Blackberry addiction

The Blackberry (also known as Crackberry to those who’ve been chastised for using them in public) is one of the most popular mobile phones of the decade. It’s stylish design and extras such as Facebook, Twitter, constant Internet access and, of course, Blackberry Messaging (BBM for those in the know) have made it a hit with teenagers and beyond. So why is it that Blackberry owners are often scalded by family and friends for picking up their phone in another person’s presence? Perhaps because we have now become so dependant on them that we find it hard to sit through a family meal or even a night out with friends without checking who’s just updated their relationship status on Facebook.

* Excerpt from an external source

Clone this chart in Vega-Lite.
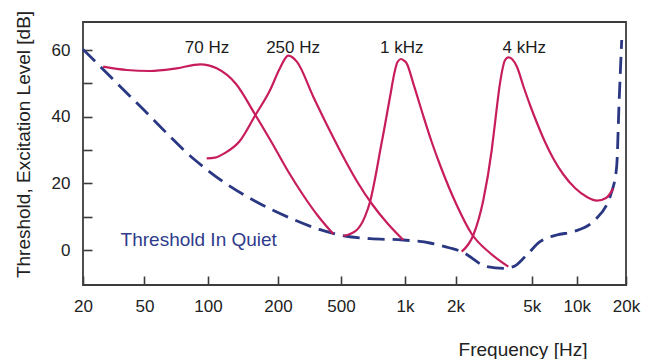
{
  "$schema": "https://vega.github.io/schema/vega-lite/v6.json",
  "width": 543,
  "height": 263,
  "autosize": {"type": "none"},
  "padding": {"left": 83, "top": 22, "right": 22, "bottom": 74},
  "background": "white",
  "config": {
    "font": "Liberation Sans",
    "view": {"stroke": "#3c3c3c", "strokeWidth": 1.8},
    "axis": {
      "grid": false,
      "domain": false,
      "tickColor": "#3c3c3c",
      "tickWidth": 1.6,
      "tickSize": -9,
      "labelFontSize": 17,
      "labelColor": "#222222",
      "titleFontSize": 19,
      "titleFontWeight": "normal",
      "titleColor": "#222222",
      "labelOverlap": false,
      "labelFlush": false,
      "labelBound": false
    }
  },
  "datasets": {
    "threshold": [
      {"freq": 20, "level": 60.2},
      {"freq": 46.8, "level": 43.2},
      {"freq": 86.8, "level": 27},
      {"freq": 118.3, "level": 20.1},
      {"freq": 159, "level": 14.7},
      {"freq": 238, "level": 9.6},
      {"freq": 369, "level": 6.1},
      {"freq": 522, "level": 4.2},
      {"freq": 685, "level": 3.4},
      {"freq": 979, "level": 3.0},
      {"freq": 1408, "level": 2.1},
      {"freq": 1852, "level": 0.6},
      {"freq": 2152, "level": -0.5},
      {"freq": 2910, "level": -5},
      {"freq": 3553, "level": -5.5},
      {"freq": 4006, "level": -5},
      {"freq": 4620, "level": -2},
      {"freq": 5682, "level": 2.5},
      {"freq": 7350, "level": 4.5},
      {"freq": 9490, "level": 5.5},
      {"freq": 12930, "level": 9},
      {"freq": 16360, "level": 17.5},
      {"freq": 17540, "level": 25},
      {"freq": 18140, "level": 44},
      {"freq": 18830, "level": 63}
    ],
    "curves": [
      {"curve": "70 Hz", "freq": 27, "level": 55},
      {"curve": "70 Hz", "freq": 38.4, "level": 54},
      {"curve": "70 Hz", "freq": 53, "level": 53.7},
      {"curve": "70 Hz", "freq": 71, "level": 54.5},
      {"curve": "70 Hz", "freq": 92, "level": 55.7},
      {"curve": "70 Hz", "freq": 109, "level": 54.5},
      {"curve": "70 Hz", "freq": 132, "level": 49.8},
      {"curve": "70 Hz", "freq": 159, "level": 40.8},
      {"curve": "70 Hz", "freq": 188.5, "level": 32.1},
      {"curve": "70 Hz", "freq": 231, "level": 23.7},
      {"curve": "70 Hz", "freq": 288, "level": 16.5},
      {"curve": "70 Hz", "freq": 358, "level": 10.2},
      {"curve": "70 Hz", "freq": 447, "level": 4.8},
      {"curve": "250 Hz", "freq": 98.6, "level": 27.5},
      {"curve": "250 Hz", "freq": 107, "level": 27.7},
      {"curve": "250 Hz", "freq": 118.3, "level": 29.1},
      {"curve": "250 Hz", "freq": 137, "level": 32.7},
      {"curve": "250 Hz", "freq": 159, "level": 40.2},
      {"curve": "250 Hz", "freq": 185, "level": 48},
      {"curve": "250 Hz", "freq": 206, "level": 54.6},
      {"curve": "250 Hz", "freq": 232, "level": 58.3},
      {"curve": "250 Hz", "freq": 263, "level": 56.5},
      {"curve": "250 Hz", "freq": 334, "level": 46},
      {"curve": "250 Hz", "freq": 426, "level": 35.7},
      {"curve": "250 Hz", "freq": 522, "level": 27},
      {"curve": "250 Hz", "freq": 601, "level": 20.1},
      {"curve": "250 Hz", "freq": 699, "level": 13.8},
      {"curve": "250 Hz", "freq": 832, "level": 7.8},
      {"curve": "250 Hz", "freq": 982, "level": 3},
      {"curve": "1 kHz", "freq": 513, "level": 4.2},
      {"curve": "1 kHz", "freq": 593, "level": 6},
      {"curve": "1 kHz", "freq": 648, "level": 10},
      {"curve": "1 kHz", "freq": 685, "level": 14.5},
      {"curve": "1 kHz", "freq": 736, "level": 24},
      {"curve": "1 kHz", "freq": 765, "level": 30},
      {"curve": "1 kHz", "freq": 797, "level": 36},
      {"curve": "1 kHz", "freq": 850, "level": 45.9},
      {"curve": "1 kHz", "freq": 898, "level": 54},
      {"curve": "1 kHz", "freq": 922, "level": 56.4},
      {"curve": "1 kHz", "freq": 958, "level": 57.3},
      {"curve": "1 kHz", "freq": 989, "level": 56.8},
      {"curve": "1 kHz", "freq": 1023, "level": 56},
      {"curve": "1 kHz", "freq": 1120, "level": 50},
      {"curve": "1 kHz", "freq": 1285, "level": 40.2},
      {"curve": "1 kHz", "freq": 1442, "level": 32.4},
      {"curve": "1 kHz", "freq": 1616, "level": 25.5},
      {"curve": "1 kHz", "freq": 2026, "level": 13.5},
      {"curve": "1 kHz", "freq": 2429, "level": 4.8},
      {"curve": "1 kHz", "freq": 3027, "level": -0.9},
      {"curve": "1 kHz", "freq": 3774, "level": -5},
      {"curve": "4 kHz", "freq": 2152, "level": -0.5},
      {"curve": "4 kHz", "freq": 2477, "level": 4.5},
      {"curve": "4 kHz", "freq": 2793, "level": 15},
      {"curve": "4 kHz", "freq": 3090, "level": 30},
      {"curve": "4 kHz", "freq": 3213, "level": 38},
      {"curve": "4 kHz", "freq": 3412, "level": 50},
      {"curve": "4 kHz", "freq": 3630, "level": 57},
      {"curve": "4 kHz", "freq": 3774, "level": 57.8},
      {"curve": "4 kHz", "freq": 3944, "level": 57.3},
      {"curve": "4 kHz", "freq": 4190, "level": 54.9},
      {"curve": "4 kHz", "freq": 4520, "level": 49.2},
      {"curve": "4 kHz", "freq": 4900, "level": 43.5},
      {"curve": "4 kHz", "freq": 5425, "level": 38.1},
      {"curve": "4 kHz", "freq": 6140, "level": 32.4},
      {"curve": "4 kHz", "freq": 6940, "level": 27.6},
      {"curve": "4 kHz", "freq": 8100, "level": 22.8},
      {"curve": "4 kHz", "freq": 9740, "level": 18.6},
      {"curve": "4 kHz", "freq": 11560, "level": 15.9},
      {"curve": "4 kHz", "freq": 13300, "level": 14.8},
      {"curve": "4 kHz", "freq": 15100, "level": 15.6},
      {"curve": "4 kHz", "freq": 16750, "level": 18.5}
    ],
    "labels": [
      {"label": "70 Hz", "freq": 98.9, "level": 59.2},
      {"label": "250 Hz", "freq": 249, "level": 59.2},
      {"label": "1 kHz", "freq": 965, "level": 59.2},
      {"label": "4 kHz", "freq": 4576, "level": 59.2}
    ],
    "notes": [
      {"label": "Threshold In Quiet", "freq": 90.4, "level": 1.2}
    ]
  },
  "encoding": {
    "x": {
      "field": "freq",
      "type": "quantitative",
      "scale": {
        "type": "log",
        "domain": [20, 50, 100, 200, 500, 1000, 2000, 5000, 10000, 20000],
        "range": [0, 61.4, 125, 195, 258, 322, 372.6, 448.7, 493.7, 543],
        "nice": false
      },
      "axis": {
        "values": [20, 50, 100, 200, 500, 1000, 2000, 5000, 10000, 20000],
        "labelExpr": "datum.value >= 1000 ? format(datum.value / 1000, 'd') + 'k' : format(datum.value, 'd')",
        "labelPadding": 22,
        "title": "Frequency [Hz]",
        "titleX": 439.5,
        "titleY": 70,
        "titleAlign": "center",
        "titleBaseline": "alphabetic"
      }
    },
    "y": {
      "field": "level",
      "type": "quantitative",
      "scale": {"domain": [-10.5, 68.4], "nice": false, "zero": false},
      "axis": {
        "values": [0, 10, 20, 30, 40, 50, 60],
        "labelExpr": "datum.value % 20 === 0 ? format(datum.value, 'd') : ''",
        "labelPadding": 22,
        "title": "Threshold, Excitation Level [dB]",
        "titleX": -53.7,
        "titleY": 122,
        "titleAngle": -90,
        "titleAlign": "center",
        "titleBaseline": "alphabetic"
      }
    }
  },
  "layer": [
    {
      "data": {"name": "threshold"},
      "mark": {"type": "line", "interpolate": "monotone", "strokeDash": [17, 8], "strokeWidth": 2.8, "color": "#2a3782"},
      "encoding": {}
    },
    {
      "data": {"name": "curves"},
      "mark": {"type": "line", "interpolate": "monotone", "strokeWidth": 2.2, "color": "#c81d5c"},
      "encoding": {"detail": {"field": "curve"}}
    },
    {
      "data": {"name": "labels"},
      "mark": {"type": "text", "fontSize": 17, "color": "#1c1c1c", "align": "center", "baseline": "alphabetic"},
      "encoding": {"text": {"field": "label"}}
    },
    {
      "data": {"name": "notes"},
      "mark": {"type": "text", "fontSize": 19, "color": "#2f3c8c", "align": "center", "baseline": "alphabetic"},
      "encoding": {"text": {"field": "label"}}
    }
  ]
}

Of course, we all know that Blackberry’s can make our lives easier, allowing us to check our emails, social networking profiles and Google all on the go. They also help us keep in touch with our friends and the notifications option alerts you to any activity you’ve received online, even when you’re not active on your profile. They also look great, and this is not to be underestimated. The sleek design and large, wide screen are fashionable but also let you see the screen better. In fact, the option to change the font you see and write in and the size of this font is a fantastic option which helps it appeal to more than just teenagers (this comes from personal experience as my mum recently used a  Blackberry for the first time and loved this feature).

Blackberry addiction

It’s also the little things on a Blackberry that make them worthwhile; the addition of Facebook means that you can take any photo off your profile and use it as a screen-saver or background on your phone, or even as your BBM profile picture. Of course, for some people this seems far too much to keep up with, and maybe even distracts you from the real world and the real people around you.

This is true, after all, how many times have you been ignored by someone you’re in the middle of a conversation with because they got a Facebook notification or a BBM alert? It’s incredibly frustrating, and even insulting. Most people who own a Blackberry are also likely to tell you that not only are they really liking it, but they’re addicted to it. They now check their Facebook and Twitter accounts four times before lunch and tell everyone what their highest score on Word Mole is. The thing about Blackberry’s is there is always something to do. Whether you’re surfing the Internet or messaging a friend, even the longest train journeys can suddenly become hectic.

It’s no surprise then, that our family and friends who we leave in the dark ages with their non-smart-phones, hate your new obsession. It becomes the bane of a couple’s life and ruin’s relationships between teenagers and parents. Or is this a bit harsh? Should we really be able to control ourselves around new technology such as the Blackberry? After all, it’s not just teenagers and young adults who are to blame for the new Crackberry addiction sweeping the nation. Although everyone believes the Blackberry could only possibly be suitable for 15-20 something’s (as I was recently told in a high street mobile phone shop) because of its social networking and keyboard style buttons that clearly require the tiny fingers of a young adult; it is actually becoming the phone of choice for many older adults and even parents (believe it or not). It is now, unfortunately, more and more common to see parents wandering around glued to their Blackberry as their children run aimlessly after them.

It seems then, that there is simply no escaping the Blackberry. Many people believe that we should continue to value conversation and face-to-face more than any interaction with a screen, or is this simply too old-fashioned for those already in the grip of Crackberry?